Artificial Intelligence 6 min read

SenseTime’s Multimodal Model Skips the Encoder, Boosting Performance and Shifting AI Design Paradigms

SenseTime eliminates the intermediate encoder in multimodal AI models, allowing direct cross‑modal learning, which yields markedly higher performance at 2‑trillion‑parameter scale while reducing training cost, and may trigger a broader industry move toward simpler, more efficient architectures.

AI Explorer

Mar 7, 2026

SenseTime’s Multimodal Model Skips the Encoder, Boosting Performance and Shifting AI Design Paradigms

Multimodal AI aims to let machines understand images, text, and audio simultaneously. The conventional pipeline treats each modality like a different language: separate encoders first translate inputs into a shared semantic space, after which the model performs alignment and understanding.

Paradigm Revolution: From "Translation" to Direct Connection

SenseTime challenges the long‑standing assumption that disparate modalities must be aligned before joint processing. Instead of the usual "encode‑align‑understand" sequence, the new method removes the middle‑stage encoder, letting the model learn cross‑modal relationships directly from raw data, akin to human perception that integrates visual and auditory cues without an explicit intermediate code.

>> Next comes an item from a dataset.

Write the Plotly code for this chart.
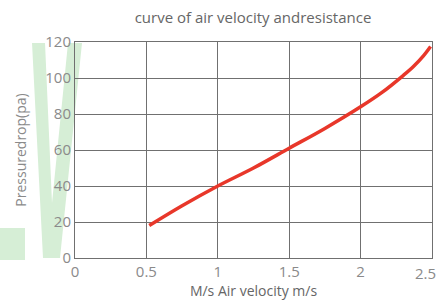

Core breakthrough : Skipping the alignment step enables the model to capture multimodal correlations in a more holistic and efficient manner.

Reported results show that at a 2 trillion‑parameter scale the "direct‑connect" architecture outperforms traditional approaches, delivering a clear performance jump that the authors describe as both quantitative and qualitative.

Dual Victory in Efficiency and Cost

Removing the intermediate encoder simplifies the training pipeline and cuts the computational resources required for the translation stage. Consequently, both training time and hardware expenditure drop significantly, offering a more sustainable path for ever‑larger AI models.

"The best architecture often isn’t about adding components, but daring to remove them," remarks an unnamed AI architect, noting that SenseTime’s subtraction‑focused redesign could serve as a warning to overly‑bloated model designs.

Ripple Effects: Where Might the Industry Go?

The breakthrough is likely to spark a wave of paradigm reassessment across the multimodal AI field. Competitors and research labs may revisit their own designs to identify redundant modules, potentially ushering in a trend toward "elegant and efficient" models rather than sheer size.

At a deeper level, the work reinforces the "simplicity is powerful" philosophy in AI. As the community races toward artificial general intelligence, the experiment suggests that high‑level integration and direct perception could be more effective than layered abstraction.

Nevertheless, broader validation is required. The generalization of the simplified architecture across diverse tasks, data scales, and application scenarios remains an open question, and potential limitations may surface in specific contexts.

Overall, the competition in multimodal AI is shifting from a pure data‑and‑compute race to one that values architectural innovation and core insight, demonstrating that strategic subtraction can be as wise as addition in pushing the frontier forward.